Deutschland zwischen Drill und Kuschelpädagogik

  • Ah ... ja, das klingt in der Tat nicht so schlecht. Bezüglich des Films frage ich mich, ob es wirklich so gewollt war, diese Extrema zu zeigen oder ob dann doch wieder alle denken, ja so ist es - hier die schlechte Gesamtschule, dort das heilige Gymnasium. Mein Neffe ist übrigens in Bayern an einer Hauptschule und wird eine Lehrstelle beim örtlichen Klärwerk bekommen. Er hätte sogar eine Empfehlung für die Realschule gehabt. Da bin ich mir auch nie so ganz sicher, was ich davon halten soll ...

  • Aktuelle Daten zur Durchlässigkeit in den Bundesländern gibt´s hier:


    http://www.bertelsmann-stiftun…bst_dms_36755_36821_2.pdf


    Es empfiehlt sich, auch die Informationen zu den Zahlen genau zu lesen. Eine scheinbar hohe Durchlässigkeit nach oben sieht nämlich vor dem Hintergrund eines restriktiven Zugangs nach der Grundschule möglicherweise schon ganz anders aus, wenn der Wechsel später dann deutlich weniger restriktiv reguliert wird und in der Regel mit der Wiederholung einer Klassenstufe an der neuen Schulform erkauft wird... (Bayern, ab S. 67).

  • Oh Danke für den link, das ist interessant und genau das, wonach ich gesucht hatte.


    Ich bin mir ehrlich gesagt noch nicht sicher, ob ich das nun gut oder schlecht finden soll, wie es in Bayern gemacht wird.

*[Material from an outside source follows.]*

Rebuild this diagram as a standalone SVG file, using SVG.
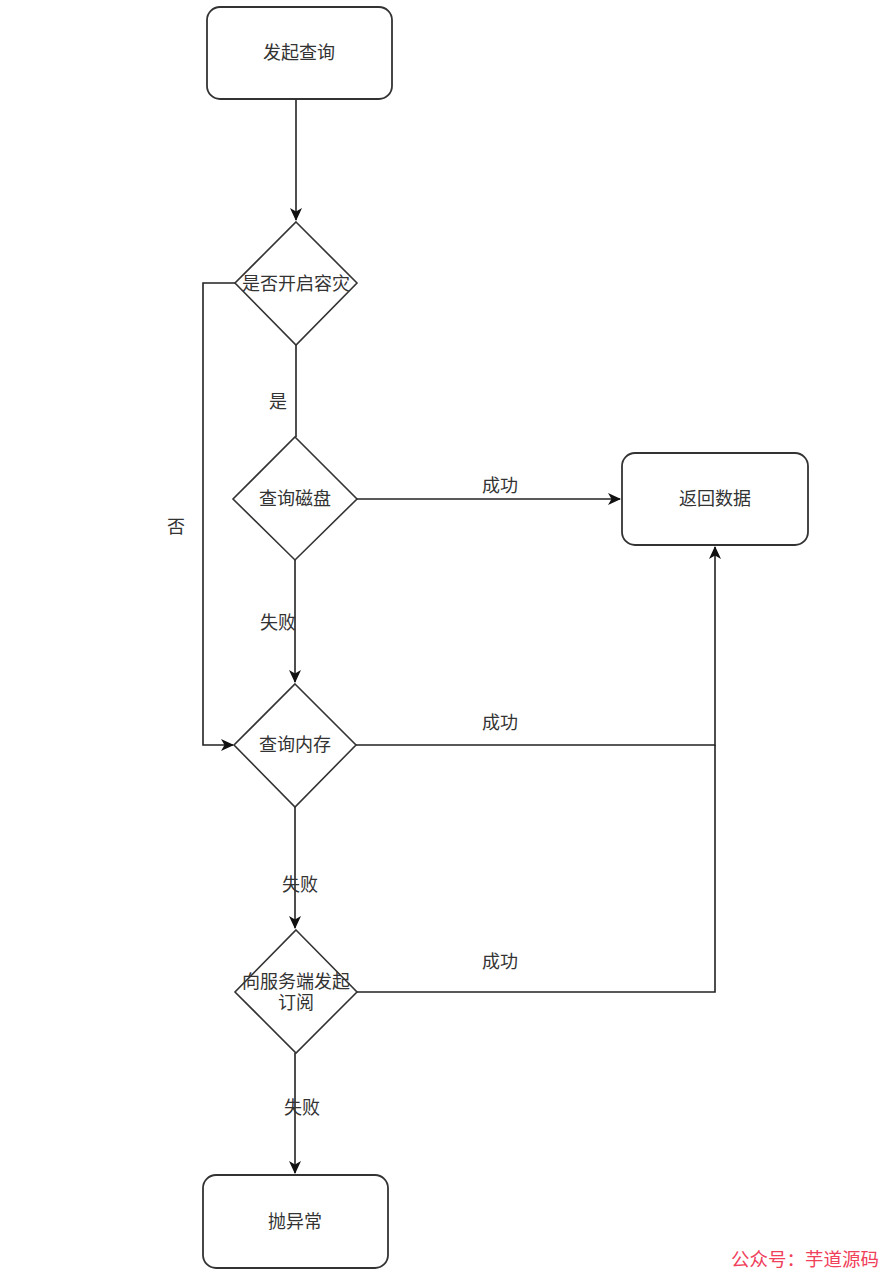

Ist es denn eine echte Durchlässigkeit, wenn 15 % der Hauptschüler schon nach der 5. Klasse auf die Realschule wechseln? Irgendwie fällt es mir schwer, diese Frage mit "ja" zu beantworten. Viel eher würde ich meinen, dass man am Ende der 4. Klasse die Latte künstlich hoch legt um nur 1 Jahr später ebenso künstlich eine besonders hohe Aufstiegsquote zu erzielen. Wenn man ehrlich davon ausgeht, dass einigen Kindern nach der 4. Klasse die geistige und/oder körperliche Reife noch fehlt um aufs Gymnasium oder die Realschule zu wechseln, warum bietet man dann nicht optional ein 5. Jahr Grundschule an? Das würde ich als weniger Statistikschönen empfinden. Bzw. ist es nicht generell ein bisschen pervers am Ende der 4. Klasse schon derartig krass zu sortieren?

  • Zitat

    Es empfiehlt sich, auch die Informationen zu den Zahlen genau zu lesen. Eine scheinbar hohe Durchlässigkeit nach oben sieht nämlich vor dem Hintergrund eines restriktiven Zugangs nach der Grundschule möglicherweise schon ganz anders aus, wenn der Wechsel später dann deutlich weniger restriktiv reguliert wird und in der Regel mit der Wiederholung einer Klassenstufe an der neuen Schulform erkauft wird... (Bayern, ab S. 67).


    Man kann auch weniger kritisch sagen: Aufstiegsbiographien gibt es nicht, wenn man jedes Kind bei der Einschulung schon mit der mittleren Reife oder dem Abitur begrüßt. Insofern gibt es natürlich dort mehr Aufstieg, wo man zunächst sehr restriktiv verfährt. Und dort mehr Abstieg, wo man immer alle jubelnd willkommen heißt. Wobei die psychischen Folgen im zweiten Fall ernster sein dürften.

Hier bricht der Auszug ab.